Background information
- Also known as: OOTB
- Origin: Yale University
- Genres: Pop rock a cappella
- Years active: 1986-present
- Label: Independent
- Members: Soprano Lily Goren '27 Emma Cantu '27 Bebhinn Knudsen '27 Corinne Laurey '29 Hannah Shinder '29 Alto Rivkah Lahav '28 Lillie Hickey '29 Hadley Murphey '29 Tenor James Tibang '27 Jeffrey Yang '28 Trong Ho '28 Quinton Moats '28 Emmanuel Edebiri '29 Bass J.T. Timmers '27 Ashton Zheng '27 Lyndon Chen '28 Julian Dans '29
- Website: yaleootb.com

= Out of the Blue (Yale University) =

Yale University a cappella vocal group

Out of the Blue (sometimes abbreviated as OOTB, pronounced OOT-Buh) is a co-ed a cappella group from Yale University. Out of the Blue's repertoire includes music that spans 50 years and several genres, including pop, folk, and R&B. The group has won multiple a cappella competitions, awards, and accolades, shared the stage with Ben Folds and Sister Hazel, and performed for audiences all over the world. Out of the Blue records a full-length studio album every two years. The group's seventeenth studio album, In My Bed, was released in August 2024.

==History==
In 1986, a group of eight students determined to create a new brand of Yale a cappella founded a vocal jazz group called "Untapped Potential." In 1988, the group changed its name to Out of the Blue and joined Yale's Singing Group Council, the organization responsible for facilitating relationships between Yale's 15 undergraduate a cappella groups and the college as a whole.

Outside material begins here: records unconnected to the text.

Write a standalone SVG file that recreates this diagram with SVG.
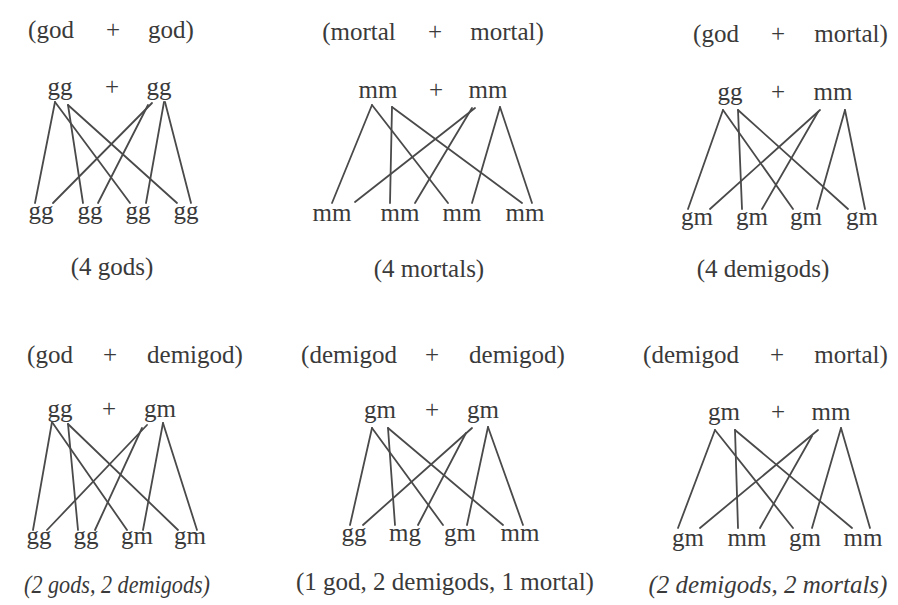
<svg xmlns="http://www.w3.org/2000/svg" width="898" height="605" viewBox="0 0 898 605">
<style>
text{font-family:"Liberation Serif","DejaVu Serif",serif;font-size:25px;fill:#3a3a3a;text-anchor:middle}
.it{font-style:italic}
.links line{stroke:#4a4a4a;stroke-width:1.8;stroke-linecap:round}
</style>
<rect width="898" height="605" fill="#ffffff"/>

<!-- Panel 1 -->
<g id="panel1">
  <g id="p1-title"><text x="51" y="38">(god</text><text x="113" y="38">+</text><text x="171" y="38">god)</text></g>
  <g id="p1-parent1"><text x="60" y="95">gg</text></g>
  <g id="p1-plus"><text x="112" y="95">+</text></g>
  <g id="p1-parent2"><text x="159" y="95">gg</text></g>
  <g id="p1-child1"><text x="41" y="219">gg</text></g>
  <g id="p1-child2"><text x="90" y="219">gg</text></g>
  <g id="p1-child3"><text x="138" y="219">gg</text></g>
  <g id="p1-child4"><text x="186" y="219">gg</text></g>
  <g id="p1-caption"><text x="112" y="275">(4 gods)</text></g>
  <g class="links" id="p1-links">
    <line x1="55" y1="102" x2="35" y2="203"/>
    <line x1="55" y1="102" x2="130" y2="203"/>
    <line x1="68" y1="105" x2="83" y2="203"/>
    <line x1="68" y1="105" x2="177" y2="203"/>
    <line x1="152" y1="103" x2="53" y2="203"/>
    <line x1="148" y1="105" x2="98" y2="203"/>
    <line x1="164" y1="102" x2="146" y2="203"/>
    <line x1="165" y1="102" x2="191" y2="203"/>
  </g>
</g>

<!-- Panel 2 -->
<g id="panel2">
  <g id="p2-title"><text x="359" y="40">(mortal</text><text x="435" y="40">+</text><text x="507" y="40">mortal)</text></g>
  <g id="p2-parent1"><text x="378" y="98">mm</text></g>
  <g id="p2-plus"><text x="436" y="98">+</text></g>
  <g id="p2-parent2"><text x="488" y="98">mm</text></g>
  <g id="p2-child1"><text x="332" y="221">mm</text></g>
  <g id="p2-child2"><text x="400" y="221">mm</text></g>
  <g id="p2-child3"><text x="462" y="221">mm</text></g>
  <g id="p2-child4"><text x="525" y="221">mm</text></g>
  <g id="p2-caption"><text x="429" y="277">(4 mortals)</text></g>
  <g class="links" id="p2-links">
    <line x1="372" y1="105" x2="332" y2="203"/>
    <line x1="372" y1="105" x2="448" y2="203"/>
    <line x1="392" y1="107" x2="390" y2="203"/>
    <line x1="392" y1="107" x2="522" y2="203"/>
    <line x1="475" y1="108" x2="355" y2="202"/>
    <line x1="472" y1="108" x2="415" y2="203"/>
    <line x1="500" y1="107" x2="472" y2="203"/>
    <line x1="500" y1="107" x2="532" y2="203"/>
  </g>
</g>

<!-- Panel 3 -->
<g id="panel3">
  <g id="p3-title"><text x="716" y="42">(god</text><text x="778" y="42">+</text><text x="851" y="42">mortal)</text></g>
  <g id="p3-parent1"><text x="730" y="100">gg</text></g>
  <g id="p3-plus"><text x="778" y="100">+</text></g>
  <g id="p3-parent2"><text x="833" y="100">mm</text></g>
  <g id="p3-child1"><text x="697" y="225">gm</text></g>
  <g id="p3-child2"><text x="752" y="225">gm</text></g>
  <g id="p3-child3"><text x="806" y="225">gm</text></g>
  <g id="p3-child4"><text x="862" y="225">gm</text></g>
  <g id="p3-caption"><text x="763" y="277">(4 demigods)</text></g>
  <g class="links" id="p3-links">
    <line x1="723" y1="110" x2="688" y2="209"/>
    <line x1="723" y1="110" x2="793" y2="209"/>
    <line x1="738" y1="110" x2="742" y2="209"/>
    <line x1="738" y1="110" x2="848" y2="209"/>
    <line x1="820" y1="110" x2="710" y2="209"/>
    <line x1="818" y1="112" x2="762" y2="209"/>
    <line x1="845" y1="110" x2="817" y2="209"/>
    <line x1="845" y1="110" x2="865" y2="209"/>
  </g>
</g>

<!-- Panel 4 -->
<g id="panel4">
  <g id="p4-title"><text x="50" y="363">(god</text><text x="110" y="363">+</text><text x="195" y="363">demigod)</text></g>
  <g id="p4-parent1"><text x="60" y="417">gg</text></g>
  <g id="p4-plus"><text x="109" y="417">+</text></g>
  <g id="p4-parent2"><text x="160" y="417">gm</text></g>
  <g id="p4-child1"><text x="39" y="544">gg</text></g>
  <g id="p4-child2"><text x="86" y="544">gg</text></g>
  <g id="p4-child3"><text x="137" y="544">gm</text></g>
  <g id="p4-child4"><text x="190" y="544">gm</text></g>
  <g id="p4-caption"><text class="it" x="117" y="593" textLength="186" lengthAdjust="spacingAndGlyphs">(2 gods, 2 demigods)</text></g>
  <g class="links" id="p4-links">
    <line x1="52" y1="422" x2="33" y2="530"/>
    <line x1="52" y1="422" x2="127" y2="530"/>
    <line x1="68" y1="424" x2="78" y2="530"/>
    <line x1="68" y1="424" x2="178" y2="530"/>
    <line x1="147" y1="425" x2="47" y2="530"/>
    <line x1="142" y1="428" x2="95" y2="530"/>
    <line x1="163" y1="423" x2="143" y2="530"/>
    <line x1="163" y1="423" x2="197" y2="530"/>
  </g>
</g>

<!-- Panel 5 -->
<g id="panel5">
  <g id="p5-title"><text x="349" y="363">(demigod</text><text x="432" y="363">+</text><text x="517" y="363">demigod)</text></g>
  <g id="p5-parent1"><text x="380" y="418">gm</text></g>
  <g id="p5-plus"><text x="432" y="418">+</text></g>
  <g id="p5-parent2"><text x="483" y="418">gm</text></g>
  <g id="p5-child1"><text x="354" y="541">gg</text></g>
  <g id="p5-child2"><text x="405" y="541">mg</text></g>
  <g id="p5-child3"><text x="460" y="541">gm</text></g>
  <g id="p5-child4"><text x="520" y="541">mm</text></g>
  <g id="p5-caption"><text x="445" y="590">(1 god, 2 demigods, 1 mortal)</text></g>
  <g class="links" id="p5-links">
    <line x1="372" y1="428" x2="350" y2="525"/>
    <line x1="372" y1="428" x2="443" y2="525"/>
    <line x1="388" y1="428" x2="395" y2="525"/>
    <line x1="388" y1="428" x2="503" y2="525"/>
    <line x1="472" y1="428" x2="363" y2="525"/>
    <line x1="466" y1="433" x2="418" y2="525"/>
    <line x1="488" y1="427" x2="467" y2="525"/>
    <line x1="488" y1="427" x2="523" y2="525"/>
  </g>
</g>

<!-- Panel 6 -->
<g id="panel6">
  <g id="p6-title"><text x="691" y="363">(demigod</text><text x="777" y="363">+</text><text x="851" y="363">mortal)</text></g>
  <g id="p6-parent1"><text x="724" y="420">gm</text></g>
  <g id="p6-plus"><text x="778" y="420">+</text></g>
  <g id="p6-parent2"><text x="831" y="420">mm</text></g>
  <g id="p6-child1"><text x="688" y="546">gm</text></g>
  <g id="p6-child2"><text x="747" y="546">mm</text></g>
  <g id="p6-child3"><text x="805" y="546">gm</text></g>
  <g id="p6-child4"><text x="863" y="546">mm</text></g>
  <g id="p6-caption"><text class="it" x="768" y="593">(2 demigods, 2 mortals)</text></g>
  <g class="links" id="p6-links">
    <line x1="715" y1="430" x2="678" y2="528"/>
    <line x1="715" y1="430" x2="793" y2="528"/>
    <line x1="735" y1="430" x2="738" y2="528"/>
    <line x1="735" y1="430" x2="852" y2="528"/>
    <line x1="818" y1="430" x2="700" y2="528"/>
    <line x1="812" y1="436" x2="760" y2="528"/>
    <line x1="841" y1="428" x2="812" y2="528"/>
    <line x1="841" y1="428" x2="870" y2="528"/>
  </g>
</g>
</svg>
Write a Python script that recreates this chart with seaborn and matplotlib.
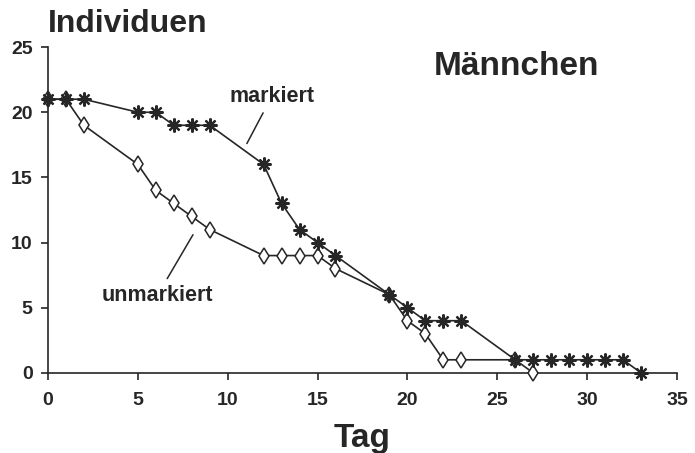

Today, Out of the Blue comprises around 21 students who arrange and sing songs from a list of classic pop, rock, folk, R&B, jazz, and techno. Most members join the group as first-years and leave the group at the beginning of their senior year, after a traditional Family Weekend concert featuring the group's newest members. Out of the Blue has a large community of alumni that often attend the current group's concerts.. The group sings their closing song, Steve Winwood's "Higher Love," at almost every concert. The group also invites alumni in the audience to sing their traditional closing song, "The Irish Blessing," any time they attend a concert.

==Rush==
As a member of Yale's Singing Group Council, Out of the Blue follows the standard procedure for Rush, the audition process at Yale. Over the course of two short performances, prospective singers can sample the group, and decide whether or not to sign up for an audition. Rush may take anywhere from two weeks to a month, over the course of which all the a cappella groups associated with the Singing Group Council hold auditions, rush meals, singing desserts, and callbacks. The process culminates in Tap Night, an event in which every a cappella group lines up at High Street Gate on Old Campus and hurries to induct the prospective singers into their group. In 2023, Out of the Blue tapped eight new members from the class of 2027.

==Tours==
Out of the Blue has performed in diverse and exotic venues, from the United States Embassy in Singapore to Madison Square Garden in New York City. The group has opened for major recording artists like Ben Folds and Sister Hazel and performed for royalty, diplomats, Nobel Laureates, and U.S. Supreme Court Justices. In addition to performances, OOTB leads master classes for students all over the world, many of which have inspired children to start their own school a cappella groups. The group recorded their first full-length studio album in 1990, entitled "No Rough Edges." Each year, the group embarks on two to three regional or international tours. Past tour destinations have included Los Angeles, Ukraine, London, Singapore, Rio de Janeiro, Washington D.C., Geneva., Hong Kong, and India

==Discography==
- In My Bed (2024)
- Late Nights (2021)
- Hide & Seek (2017)
- 120 (2015)
- Split the Dark (2013)
- Brand New Walk (EP) (2012)
- 16 Edgewood (2011)
- Getting Wise (2009)
- Morning Evening Everything (2007)
- No Pun Intended (2005)
- Soaked To The Skin (2003)
- Phraseology (2001)
- Exit 7 (1999)
- Christmas at Yale (1997)
- On Tap (1997)
- Stealing Spoons (1993)
- No Rough Edges (1990)

==Leadership==
Musical Leadership

Corinne Laurey '29 (Pitch)

Julian Dans '29 (Assistant Pitch)

Quinton Moats '28 (Assistant Pitch)

Business Managers

Lillie Hickey '29

Trong Ho '28

==Accolades==
Out of the Blue was named Northeast Champion at the 2012 International Championship of Collegiate A Cappella, where they also won Best Choreography and Best Arrangement. The group has appeared on compilation albums featuring the best of collegiate and professional a cappella and won recognition and awards from the Contemporary A Cappella Society (CASA) multiple times, most recently appearing on CASA's 2013 compilation album, Sing 10: Neon.

The group placed first in Bristol Recording Studio's A Cappella Armageddon 2013, marking Out of the Blue's first competitive win of the 2013–2014 season.